[BEGIN SUPPLIED DATA]

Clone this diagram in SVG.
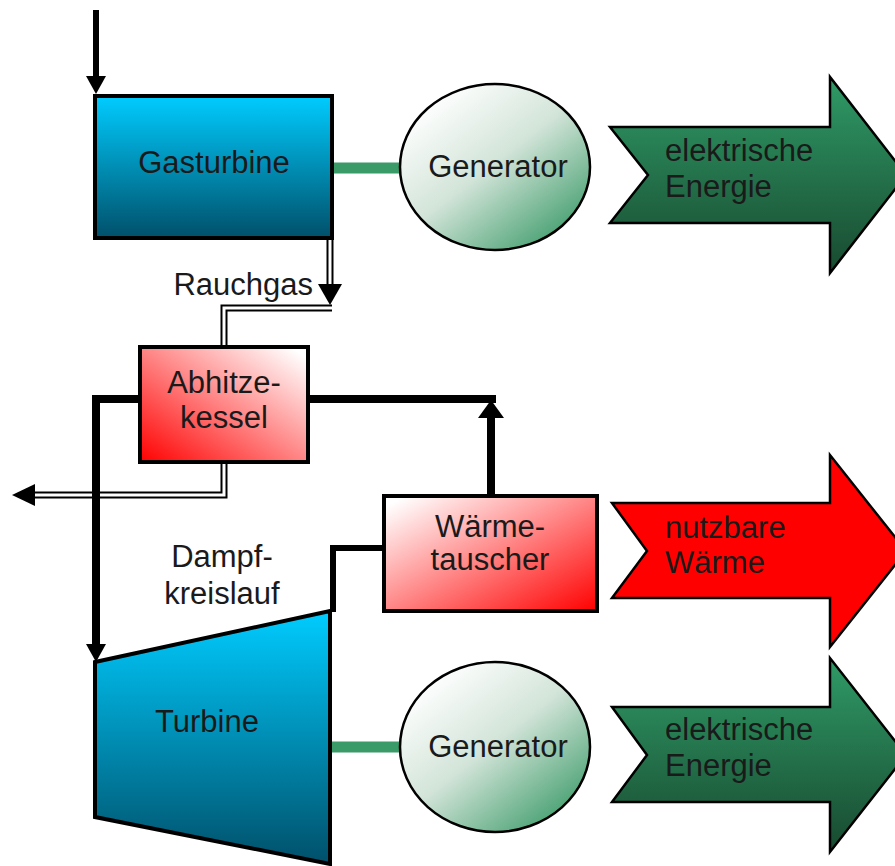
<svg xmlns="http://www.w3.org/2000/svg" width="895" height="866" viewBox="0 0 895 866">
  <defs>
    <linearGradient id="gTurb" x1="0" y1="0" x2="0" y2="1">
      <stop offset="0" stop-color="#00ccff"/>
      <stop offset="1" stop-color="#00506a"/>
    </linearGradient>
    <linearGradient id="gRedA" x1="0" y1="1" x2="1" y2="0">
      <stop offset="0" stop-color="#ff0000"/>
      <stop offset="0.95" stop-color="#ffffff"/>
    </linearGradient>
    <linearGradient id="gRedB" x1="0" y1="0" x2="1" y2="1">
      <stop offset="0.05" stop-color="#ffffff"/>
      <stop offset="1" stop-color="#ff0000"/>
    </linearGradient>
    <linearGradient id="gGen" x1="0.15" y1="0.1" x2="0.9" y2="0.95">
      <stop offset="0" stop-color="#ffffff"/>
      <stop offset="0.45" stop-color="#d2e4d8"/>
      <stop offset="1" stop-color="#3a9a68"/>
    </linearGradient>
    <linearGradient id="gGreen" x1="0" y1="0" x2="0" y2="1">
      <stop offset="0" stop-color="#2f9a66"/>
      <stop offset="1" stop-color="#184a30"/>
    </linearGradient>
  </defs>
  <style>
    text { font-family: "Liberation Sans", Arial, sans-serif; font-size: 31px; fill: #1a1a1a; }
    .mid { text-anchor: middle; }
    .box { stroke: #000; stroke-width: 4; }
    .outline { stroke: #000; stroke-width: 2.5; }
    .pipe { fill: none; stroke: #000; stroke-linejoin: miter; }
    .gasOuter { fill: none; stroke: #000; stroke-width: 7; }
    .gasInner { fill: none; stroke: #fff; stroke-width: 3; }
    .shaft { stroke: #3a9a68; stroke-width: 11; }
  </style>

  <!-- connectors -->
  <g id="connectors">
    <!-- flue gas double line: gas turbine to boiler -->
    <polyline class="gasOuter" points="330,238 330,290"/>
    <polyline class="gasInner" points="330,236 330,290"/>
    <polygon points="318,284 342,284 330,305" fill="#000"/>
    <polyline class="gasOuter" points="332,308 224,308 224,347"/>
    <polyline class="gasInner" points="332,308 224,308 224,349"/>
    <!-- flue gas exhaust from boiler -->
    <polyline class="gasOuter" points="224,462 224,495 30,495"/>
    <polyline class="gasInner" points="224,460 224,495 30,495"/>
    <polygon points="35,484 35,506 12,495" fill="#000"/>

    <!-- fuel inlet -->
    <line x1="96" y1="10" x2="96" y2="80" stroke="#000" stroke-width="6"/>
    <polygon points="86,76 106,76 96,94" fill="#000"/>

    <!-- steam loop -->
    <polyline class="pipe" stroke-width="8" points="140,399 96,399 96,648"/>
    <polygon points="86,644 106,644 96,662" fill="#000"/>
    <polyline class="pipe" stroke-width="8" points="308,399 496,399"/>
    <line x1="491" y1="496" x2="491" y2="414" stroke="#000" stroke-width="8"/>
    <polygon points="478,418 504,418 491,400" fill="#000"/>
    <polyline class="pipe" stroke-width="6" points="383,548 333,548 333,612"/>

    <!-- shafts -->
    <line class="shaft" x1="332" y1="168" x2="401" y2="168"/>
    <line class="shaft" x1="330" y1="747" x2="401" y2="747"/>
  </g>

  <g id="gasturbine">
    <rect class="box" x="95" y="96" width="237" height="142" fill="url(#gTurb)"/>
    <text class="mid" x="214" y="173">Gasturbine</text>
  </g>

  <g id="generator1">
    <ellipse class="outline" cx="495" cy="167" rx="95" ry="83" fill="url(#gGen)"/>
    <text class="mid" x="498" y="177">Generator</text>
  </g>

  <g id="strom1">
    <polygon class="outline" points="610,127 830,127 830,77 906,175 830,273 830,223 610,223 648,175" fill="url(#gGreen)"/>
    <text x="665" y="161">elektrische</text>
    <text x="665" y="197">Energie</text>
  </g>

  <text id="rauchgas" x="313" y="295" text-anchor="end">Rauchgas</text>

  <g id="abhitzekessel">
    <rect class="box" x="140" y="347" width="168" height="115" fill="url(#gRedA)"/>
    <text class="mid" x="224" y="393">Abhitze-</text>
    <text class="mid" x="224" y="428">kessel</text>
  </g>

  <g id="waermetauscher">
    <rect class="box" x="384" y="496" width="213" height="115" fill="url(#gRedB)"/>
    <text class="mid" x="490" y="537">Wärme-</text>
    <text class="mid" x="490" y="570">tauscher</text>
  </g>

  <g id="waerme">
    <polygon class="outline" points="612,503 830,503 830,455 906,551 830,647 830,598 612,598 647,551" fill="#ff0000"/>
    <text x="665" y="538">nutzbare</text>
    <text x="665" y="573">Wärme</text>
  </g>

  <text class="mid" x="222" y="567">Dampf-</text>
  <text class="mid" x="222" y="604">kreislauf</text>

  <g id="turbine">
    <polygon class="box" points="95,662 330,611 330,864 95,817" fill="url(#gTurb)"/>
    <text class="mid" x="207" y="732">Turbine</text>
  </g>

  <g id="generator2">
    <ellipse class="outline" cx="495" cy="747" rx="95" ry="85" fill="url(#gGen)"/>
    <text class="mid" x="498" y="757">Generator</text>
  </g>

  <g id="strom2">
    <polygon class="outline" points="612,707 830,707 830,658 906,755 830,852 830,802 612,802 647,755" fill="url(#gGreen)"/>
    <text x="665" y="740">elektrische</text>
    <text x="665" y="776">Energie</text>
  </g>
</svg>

[END SUPPLIED DATA]

REQUIRED TASK: Make an exact copy of the whole listing, but don't bring over any pictures.

EXERCISE SOLUTION:
Clone this diagram in SVG.
<svg xmlns="http://www.w3.org/2000/svg" width="895" height="866" viewBox="0 0 895 866">
  <defs>
    <linearGradient id="gTurb" x1="0" y1="0" x2="0" y2="1">
      <stop offset="0" stop-color="#00ccff"/>
      <stop offset="1" stop-color="#00506a"/>
    </linearGradient>
    <linearGradient id="gRedA" x1="0" y1="1" x2="1" y2="0">
      <stop offset="0" stop-color="#ff0000"/>
      <stop offset="0.95" stop-color="#ffffff"/>
    </linearGradient>
    <linearGradient id="gRedB" x1="0" y1="0" x2="1" y2="1">
      <stop offset="0.05" stop-color="#ffffff"/>
      <stop offset="1" stop-color="#ff0000"/>
    </linearGradient>
    <linearGradient id="gGen" x1="0.15" y1="0.1" x2="0.9" y2="0.95">
      <stop offset="0" stop-color="#ffffff"/>
      <stop offset="0.45" stop-color="#d2e4d8"/>
      <stop offset="1" stop-color="#3a9a68"/>
    </linearGradient>
    <linearGradient id="gGreen" x1="0" y1="0" x2="0" y2="1">
      <stop offset="0" stop-color="#2f9a66"/>
      <stop offset="1" stop-color="#184a30"/>
    </linearGradient>
  </defs>
  <style>
    text { font-family: "Liberation Sans", Arial, sans-serif; font-size: 31px; fill: #1a1a1a; }
    .mid { text-anchor: middle; }
    .box { stroke: #000; stroke-width: 4; }
    .outline { stroke: #000; stroke-width: 2.5; }
    .pipe { fill: none; stroke: #000; stroke-linejoin: miter; }
    .gasOuter { fill: none; stroke: #000; stroke-width: 7; }
    .gasInner { fill: none; stroke: #fff; stroke-width: 3; }
    .shaft { stroke: #3a9a68; stroke-width: 11; }
  </style>

  <!-- connectors -->
  <g id="connectors">
    <!-- flue gas double line: gas turbine to boiler -->
    <polyline class="gasOuter" points="330,238 330,290"/>
    <polyline class="gasInner" points="330,236 330,290"/>
    <polygon points="318,284 342,284 330,305" fill="#000"/>
    <polyline class="gasOuter" points="332,308 224,308 224,347"/>
    <polyline class="gasInner" points="332,308 224,308 224,349"/>
    <!-- flue gas exhaust from boiler -->
    <polyline class="gasOuter" points="224,462 224,495 30,495"/>
    <polyline class="gasInner" points="224,460 224,495 30,495"/>
    <polygon points="35,484 35,506 12,495" fill="#000"/>

    <!-- fuel inlet -->
    <line x1="96" y1="10" x2="96" y2="80" stroke="#000" stroke-width="6"/>
    <polygon points="86,76 106,76 96,94" fill="#000"/>

    <!-- steam loop -->
    <polyline class="pipe" stroke-width="8" points="140,399 96,399 96,648"/>
    <polygon points="86,644 106,644 96,662" fill="#000"/>
    <polyline class="pipe" stroke-width="8" points="308,399 496,399"/>
    <line x1="491" y1="496" x2="491" y2="414" stroke="#000" stroke-width="8"/>
    <polygon points="478,418 504,418 491,400" fill="#000"/>
    <polyline class="pipe" stroke-width="6" points="383,548 333,548 333,612"/>

    <!-- shafts -->
    <line class="shaft" x1="332" y1="168" x2="401" y2="168"/>
    <line class="shaft" x1="330" y1="747" x2="401" y2="747"/>
  </g>

  <g id="gasturbine">
    <rect class="box" x="95" y="96" width="237" height="142" fill="url(#gTurb)"/>
    <text class="mid" x="214" y="173">Gasturbine</text>
  </g>

  <g id="generator1">
    <ellipse class="outline" cx="495" cy="167" rx="95" ry="83" fill="url(#gGen)"/>
    <text class="mid" x="498" y="177">Generator</text>
  </g>

  <g id="strom1">
    <polygon class="outline" points="610,127 830,127 830,77 906,175 830,273 830,223 610,223 648,175" fill="url(#gGreen)"/>
    <text x="665" y="161">elektrische</text>
    <text x="665" y="197">Energie</text>
  </g>

  <text id="rauchgas" x="313" y="295" text-anchor="end">Rauchgas</text>

  <g id="abhitzekessel">
    <rect class="box" x="140" y="347" width="168" height="115" fill="url(#gRedA)"/>
    <text class="mid" x="224" y="393">Abhitze-</text>
    <text class="mid" x="224" y="428">kessel</text>
  </g>

  <g id="waermetauscher">
    <rect class="box" x="384" y="496" width="213" height="115" fill="url(#gRedB)"/>
    <text class="mid" x="490" y="537">Wärme-</text>
    <text class="mid" x="490" y="570">tauscher</text>
  </g>

  <g id="waerme">
    <polygon class="outline" points="612,503 830,503 830,455 906,551 830,647 830,598 612,598 647,551" fill="#ff0000"/>
    <text x="665" y="538">nutzbare</text>
    <text x="665" y="573">Wärme</text>
  </g>

  <text class="mid" x="222" y="567">Dampf-</text>
  <text class="mid" x="222" y="604">kreislauf</text>

  <g id="turbine">
    <polygon class="box" points="95,662 330,611 330,864 95,817" fill="url(#gTurb)"/>
    <text class="mid" x="207" y="732">Turbine</text>
  </g>

  <g id="generator2">
    <ellipse class="outline" cx="495" cy="747" rx="95" ry="85" fill="url(#gGen)"/>
    <text class="mid" x="498" y="757">Generator</text>
  </g>

  <g id="strom2">
    <polygon class="outline" points="612,707 830,707 830,658 906,755 830,852 830,802 612,802 647,755" fill="url(#gGreen)"/>
    <text x="665" y="740">elektrische</text>
    <text x="665" y="776">Energie</text>
  </g>
</svg>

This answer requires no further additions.